If the left hand side of the inequality was $a_{n+1}$, then we could use induction to derive
$$
a_{n + 1} \le a_{n_0}\prod_{k=n_0}^{n}\left(1 + \frac{b}{k^{\frac{1}{2}+\varepsilon}}\right)
$$
and even then, it is not clear whether $a_n$ is bounded. Moreover, the form of the index on the left hand side of the inequality makes it difficult to apply this method. Is there a way to do this?
Any help or comments are welcome.
Best Answer
Write $f(n) = \bigl\lfloor n + \sqrt{n/2} \bigr\rfloor$ and consider the sequence $(n_k)_{k\geq 0}$ defined by
$$ n_0 \geq 2 \qquad\text{and}\qquad n_{k+1} = f(n_k). $$
Since $f(n) \geq n+1$ for $n \geq 2$, we find that $(n_k)_{k\geq 0}$ is strictly increasing. Moreover, for any sufficiently large $n$, we have
$$ \sqrt{f(n)} \geq \biggl( n + \frac{\sqrt{n}}{2} \biggr)^{1/2} = \sqrt{n} \biggl( 1 + \frac{1}{2\sqrt{n}} \biggr)^{1/2} \geq \sqrt{n} \biggl( 1 + \frac{1}{5\sqrt{n}} \biggr) = \sqrt{n} + \frac{1}{5}. \tag{*} $$
So by choosing $n_0$ to be sufficiently large, it follows that
$$ \sqrt{n_k} \geq \sqrt{n_0} + \tfrac{1}{5}k \quad \text{for all} \quad k \geq 0 $$
Then
$$ a_{n_k} \leq a_{n_0} \prod_{j=0}^{k-1} \biggl( 1 + \frac{b}{n_j^{0.5+\epsilon}} \biggr) \leq a_{n_0} \prod_{j=0}^{k-1} \biggl( 1 + \frac{b}{(\sqrt{n_0} + \frac{1}{5}j)^{1+2\epsilon}} \biggr) $$
and this upper bound converges as $k\to\infty$. Therefore $(a_n)$ is bounded above.
Addendum. In fact we can give a precise range of $n$ for which the inequality $\text{(*)}$ holds.
To begin with, the first step of $\text{(*)}$ holds precise when $ \left\lfloor \sqrt{\frac{n}{2}} \right\rfloor \geq \frac{\sqrt{n}}{2} $, which turns out to be true if and only if $n \geq 18$.

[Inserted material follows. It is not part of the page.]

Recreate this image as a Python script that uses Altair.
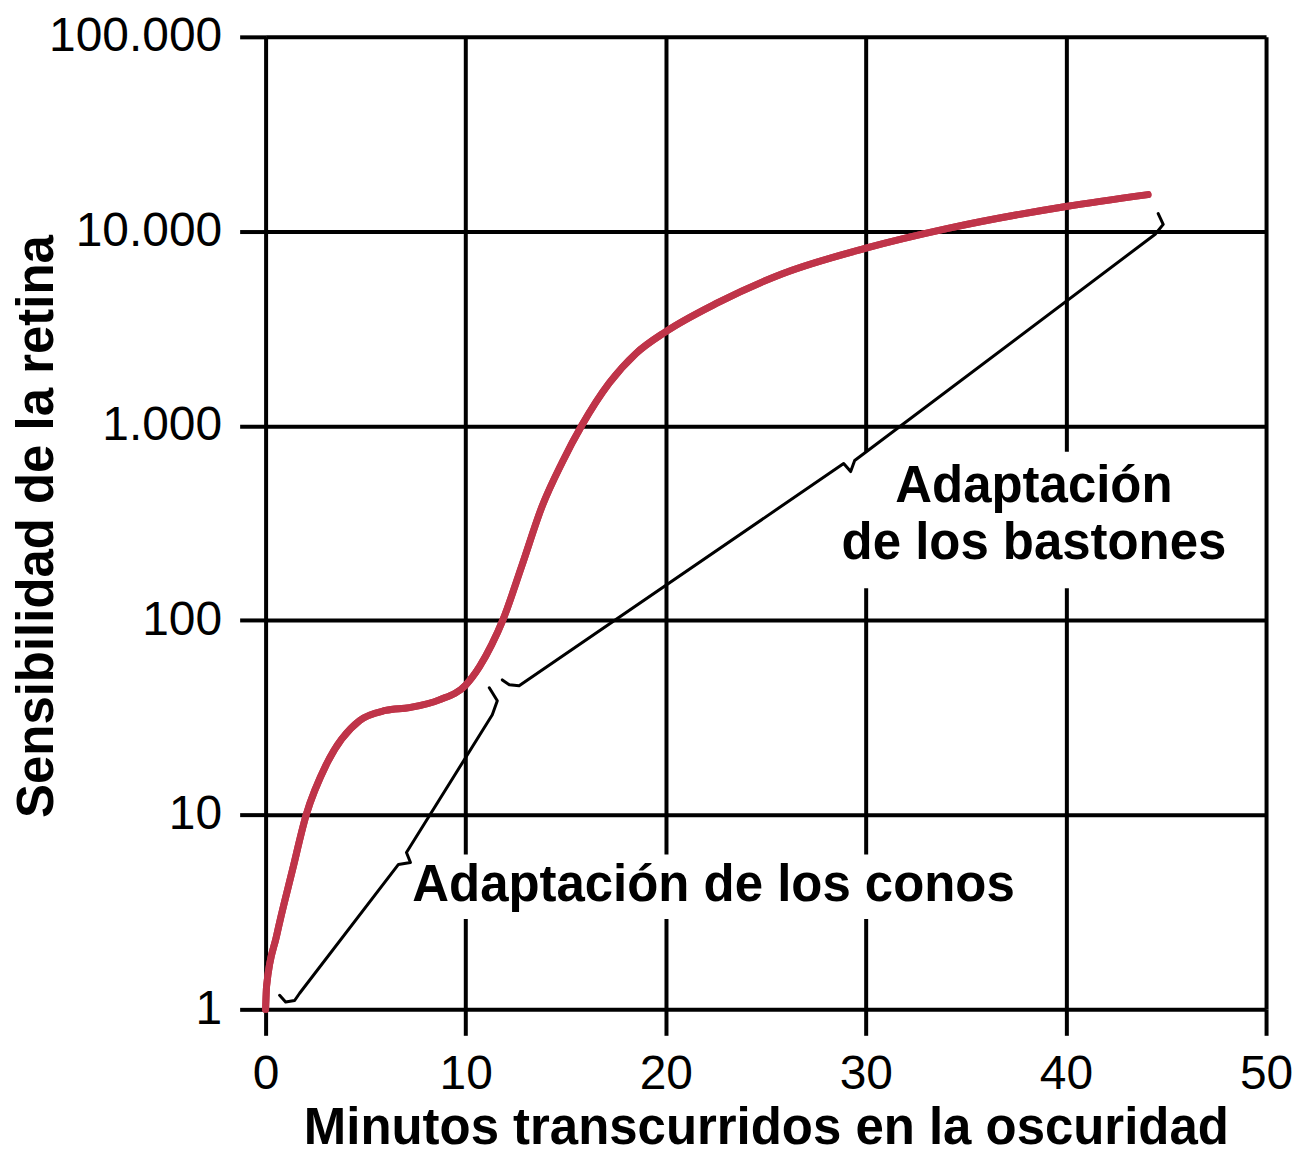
import altair as alt
import pandas as pd

# Red curve: retinal sensitivity vs minutes in darkness
red_x = [0, 0.05, 0.55, 1.35, 2.03, 3.04, 4.69, 6.0, 7.19, 8.68, 10.0, 10.7, 11.3,
         11.85, 12.8, 13.82, 14.82, 15.82, 17.17, 18.51, 20.0, 22.5, 25.8, 30.0,
         34.1, 40.0, 44.1]
red_y = [1, 1.32, 2.39, 5.24, 10, 18.2, 30.5, 34.4, 35.6, 39, 46.5, 58, 75,
         100, 190, 386, 648, 1012, 1657, 2356, 3050, 4245, 6035, 8190,
         10350, 13420, 15450]

# Black bracket lines (two segments with brace curls)
conos_x = [0.70, 1.00, 1.45, 1.70, 6.64, 7.24, 7.04, 11.33, 11.58, 11.18]
conos_y = [1.18, 1.09, 1.11, 1.21, 5.56, 5.69, 6.40, 32.7, 38.6, 45.0]
bast_x = [11.83, 12.18, 12.67, 28.89, 29.24, 29.44, 44.46, 44.86, 44.61]
bast_y = [49.4, 46.6, 46.1, 640, 582, 663, 9660, 10860, 12350]

# Axis ticks
x_ticks = [0, 10, 20, 30, 40, 50]
y_ticks = [1, 10, 100, 1000, 10000, 100000]
y_tick_labels = ["1", "10", "100", "1.000", "10.000", "100.000"]

# Annotations
ann_text = ["Adaptación de los conos", "Adaptación", "de los bastones"]
ann_x = [7.33, 38.4, 38.4]
ann_y = [3.6, 405, 207]

# White boxes behind the annotations (break the grid lines)
box_x = [7.3, 28.7]
box_x2 = [37.9, 48.1]
box_y = [2.91, 146]
box_y2 = [6.25, 736]

red_df = pd.DataFrame({"x": red_x, "y": red_y})
black_df = pd.concat([
    pd.DataFrame({"x": conos_x, "y": conos_y, "seg": "conos",
                  "i": list(range(len(conos_x)))}),
    pd.DataFrame({"x": bast_x, "y": bast_y, "seg": "bastones",
                  "i": list(range(len(bast_x)))}),
])
ann_df = pd.DataFrame({"t": ann_text, "x": ann_x, "y": ann_y})
box_df = pd.DataFrame({"x": box_x, "x2": box_x2, "y": box_y, "y2": box_y2})

label_expr = " : ".join(
    f"datum.value == {v} ? '{l}'" for v, l in zip(y_ticks, y_tick_labels)
) + " : ''"

FONT = "Liberation Sans"

xscale = alt.Scale(domain=[0, 50], nice=False)
yscale = alt.Scale(type="log", domain=[1, 100000], nice=False)

xaxis = alt.Axis(
    values=x_ticks, title="Minutos transcurridos en la oscuridad",
    labelBaseline="alphabetic", labelPadding=53, labelFlush=False,
    titleY=134, titleBaseline="alphabetic", titleX=501, titleAlign="center",
)
yaxis = alt.Axis(
    values=y_ticks, labelExpr=label_expr, title="Sensibilidad de la retina",
    labelPadding=18, labelFlush=False, titleX=-228, titleY=490, titleAngle=270,
    titleAlign="center", titleBaseline="middle",
)

red = alt.Chart(red_df).mark_line(color="#BF3449", strokeWidth=7,
                                  interpolate="monotone", strokeCap="round").encode(
    x=alt.X("x:Q", scale=xscale, axis=xaxis),
    y=alt.Y("y:Q", scale=yscale, axis=yaxis),
)

boxes = alt.Chart(box_df).mark_rect(color="white").encode(
    x=alt.X("x:Q", scale=xscale), x2="x2:Q",
    y=alt.Y("y:Q", scale=yscale), y2="y2:Q",
)

black = alt.Chart(black_df).mark_line(color="black", strokeWidth=3,
                                      strokeJoin="round", strokeCap="round").encode(
    x=alt.X("x:Q", scale=xscale),
    y=alt.Y("y:Q", scale=yscale),
    detail="seg:N",
    order="i:Q",
)

texts_left = alt.Chart(ann_df.iloc[[0]]).mark_text(
    font=FONT, fontSize=51, fontWeight="bold", color="black",
    baseline="alphabetic", align="left",
).encode(
    x=alt.X("x:Q", scale=xscale), y=alt.Y("y:Q", scale=yscale), text="t:N",
)
texts_center = alt.Chart(ann_df.iloc[[1, 2]]).mark_text(
    font=FONT, fontSize=51, fontWeight="bold", color="black",
    baseline="alphabetic", align="center",
).encode(
    x=alt.X("x:Q", scale=xscale), y=alt.Y("y:Q", scale=yscale), text="t:N",
)

chart = alt.layer(red, boxes, black, red, texts_left, texts_center).properties(
    width=1002, height=974,
    autosize=alt.AutoSizeParams(type="none"),
    padding={"left": 258, "top": 28, "right": 33, "bottom": 146},
    background="white",
).configure_view(stroke=None).configure_axis(
    grid=True, gridColor="black", gridWidth=4, gridOpacity=1,
    domain=False, ticks=True, tickColor="black", tickWidth=4, tickSize=26,
    labelFont=FONT, labelFontSize=48, labelColor="black",
    titleFont=FONT, titleFontSize=51, titleFontWeight="bold", titleColor="black",
)

chart.save("out.html", embed_options={"renderer": "svg", "actions": False})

Next, it follows that $\sqrt{1+x} \geq 1 + \frac{2}{5}x$ if and only if $0 \leq x \leq \frac{5}{4}$. So the third step of $\text{(*)}$ holds for any $n$.
Combining altogether, $\text{(*)}$ holds for any $n \geq 18$ and we may take $n_0 = 18$.